Soprattutto in questo periodo, l’estate semi inoltrata, mi capita di andare alle più svariate feste di paese dove il panino con la salamella è sempre accompagnato non solo dalla birretta ma anche dalle classiche cover bands che ripropongono le versioni più svariate di pezzi tra i più conosciuti.
Tutte le volte mi chiedo quale sia il motivo per cui non cercano di fare qualcosa di loro e, spesso, la risposta non tarda ad arrivare.
Tra quei pochi che decidono di superare il “limite” della scopiazzatura dei “grandi”, ci sono anche i Pollyrock: Antonio (chitarra e voce), Enrico (basso) e Federico (batteria), tre ragazzi della provincia di Pesaro-Urbino.
Il gruppo nasce, appunto, come cover band anni ’70 e successivamente decide di produrre un proprio album con proprie canzoni, Ruspante, nel quale l’influenza della decade rock per eccellenza si avverte già dal primo giro di basso della prima traccia.
Il loro è un rock genuino ed indisciplinato nel quale, però, non manca quella musicalità che rende il lavoro piacevole anche per chi questo genere musicale non lo ascolta volentieri, basta solo pensare alla presenza di alcuni strumenti musicali che, con il rock degli anni ‘70, non c’azzeccavano niente quali, ad esempio, il flauto traverso.

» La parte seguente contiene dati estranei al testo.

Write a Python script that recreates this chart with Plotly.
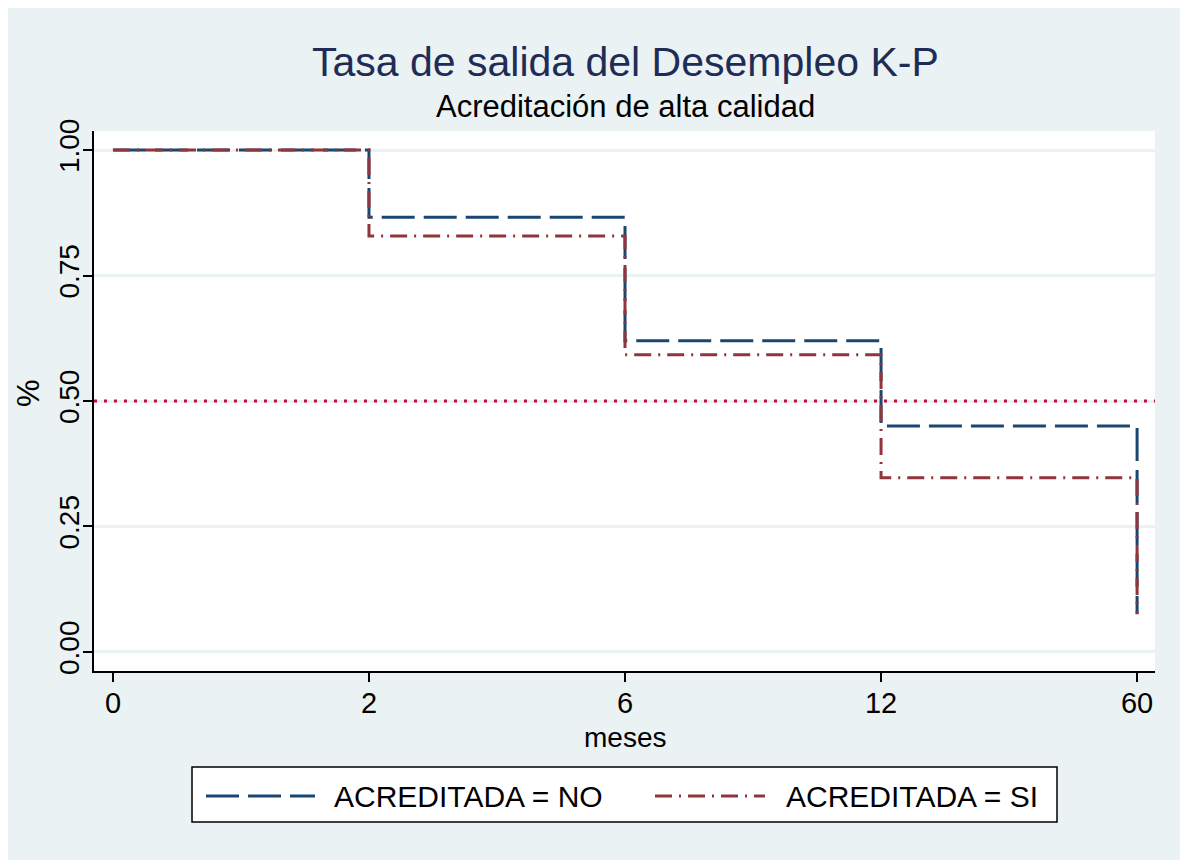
import plotly.graph_objects as go

# Data
x_labels = ["0", "2", "6", "12", "60"]
x_pos = [0, 1, 2, 3, 4]
surv_no = [1.0, 0.866, 0.62, 0.45, 0.076]
surv_si = [1.0, 0.829, 0.592, 0.347, 0.075]
y_ticks = [0.0, 0.25, 0.5, 0.75, 1.0]
y_tick_labels = ["0.00", "0.25", "0.50", "0.75", "1.00"]
median_line = 0.5
series_names = ["ACREDITADA = NO", "ACREDITADA = SI"]

BG = "#EAF2F3"
BLUE = "#1A476F"
RED = "#90353B"
FONT = "Liberation Sans, Arial, sans-serif"
DASH_NO = "33px,9px"
DASH_SI = "17px,7px,2px,7px"
LW = 3

W, H = 1180, 852
OX, OY = 8, 8  # page offset of figure in screenshot
L, R, T, B = 86, 33, 123, 189
pw, ph = W - L - R, H - T - B


def fx(rx):
    return (rx - OX - L) / pw


def fy(ry):
    return 1 - (ry - OY - T) / ph


def note(text, rx, ry, size, color="black", angle=0, xanchor="center"):
    fig.add_annotation(text=text, xref="paper", yref="paper",
                       x=fx(rx), y=fy(ry), xanchor=xanchor, yanchor="middle",
                       showarrow=False, textangle=angle,
                       font=dict(family=FONT, size=size, color=color))


fig = go.Figure()

fig.add_trace(go.Scatter(
    x=x_pos, y=surv_no, mode="lines", line_shape="hv",
    line=dict(color=BLUE, width=LW, dash=DASH_NO),
    name=series_names[0], showlegend=False))
fig.add_trace(go.Scatter(
    x=x_pos, y=surv_si, mode="lines", line_shape="hv",
    line=dict(color=RED, width=LW, dash=DASH_SI),
    name=series_names[1], showlegend=False))

fig.add_shape(type="line", xref="paper", yref="y", x0=0, x1=1,
              y0=median_line, y1=median_line,
              line=dict(color="#CC0A3A", width=3, dash="3px,7px"), layer="above")

# Titles
note("Tasa de salida del Desempleo K-P", 625, 62, 41, "#1F2D56")
note("Acreditación de alta calidad", 625, 107, 31)
note("%", 28, 393, 31, angle=-90)
note("meses", 625, 737, 28)

# Legend (drawn manually to match the reference box)
fig.add_shape(type="rect", xref="paper", yref="paper",
              x0=fx(192), x1=fx(1057), y0=fy(822), y1=fy(767),
              fillcolor="white", line=dict(color="black", width=1.5))
leg = [(206, 315, 332, BLUE, DASH_NO), (655, 765, 784, RED, DASH_SI)]
for (lx0, lx1, tx, col, dsh), name in zip(leg, series_names):
    fig.add_shape(type="line", xref="paper", yref="paper",
                  x0=fx(lx0), x1=fx(lx1), y0=fy(796), y1=fy(796),
                  line=dict(color=col, width=LW, dash=dsh))
    note(name, tx, 796, 30, xanchor="left")

fig.update_layout(
    width=W, height=H,
    margin=dict(l=L, r=R, t=T, b=B),
    paper_bgcolor=BG, plot_bgcolor="white",
    font=dict(family=FONT, color="black"),
    showlegend=False,
    xaxis=dict(
        range=[-0.074, 4.07], tickvals=x_pos, ticktext=x_labels,
        showgrid=False, zeroline=False, showline=True, linecolor="black", linewidth=2,
        ticks="outside", ticklen=9, tickcolor="black", tickwidth=2,
        tickfont=dict(size=29), ticklabelstandoff=-4),
    yaxis=dict(
        range=[-0.038, 1.038], tickvals=y_ticks, ticktext=y_tick_labels,
        tickangle=-90, showgrid=True, gridcolor=BG, gridwidth=2.5,
        zeroline=False, showline=True, linecolor="black", linewidth=2,
        ticks="outside", ticklen=9, tickcolor="black", tickwidth=2,
        tickfont=dict(size=28), ticklabelstandoff=-7),
)

fig.write_html("out.html")
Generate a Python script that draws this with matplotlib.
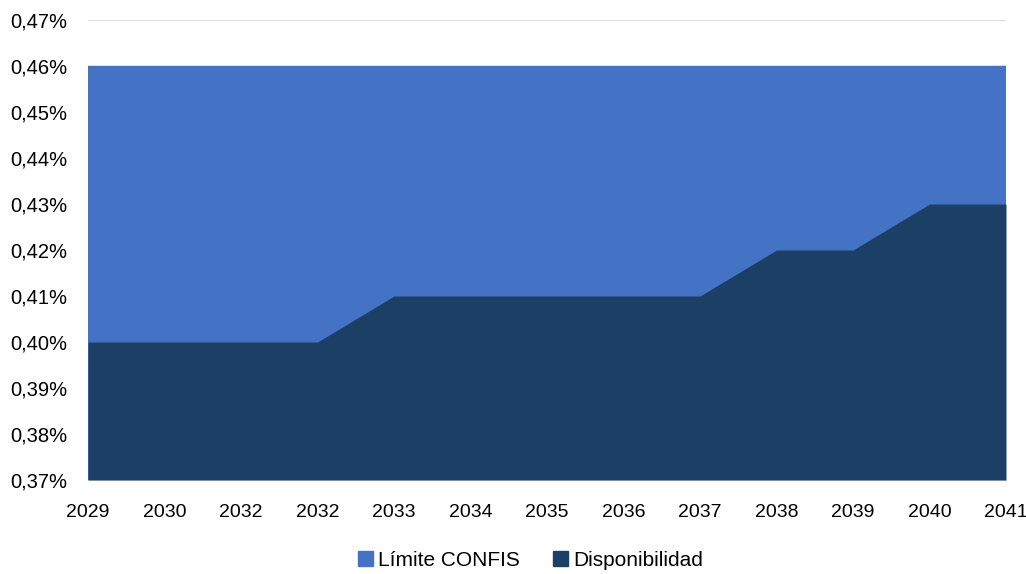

L’album conta di otto tracce nelle quali la voce Antonio si fonde, quasi a confondersi, con la musica creando un organico che risulta difficile scindere. I testi, di denuncia, sono di forte impatto e rimarcano ancora di più l’autenticità con cui è stato compiuto il lavoro da parte di questi ragazzi.
Ruspante è uno di quegli album senza troppe pretese che non ti stancano facilmente e che potrebbe far venire voglia, alle cover bands delle feste di paese, di provare a scrivere qualcosa anche loro perché, se il risultato fosse come quello che stanno ottenendo i Pollyrock, avrebbero solo da guadagnarci.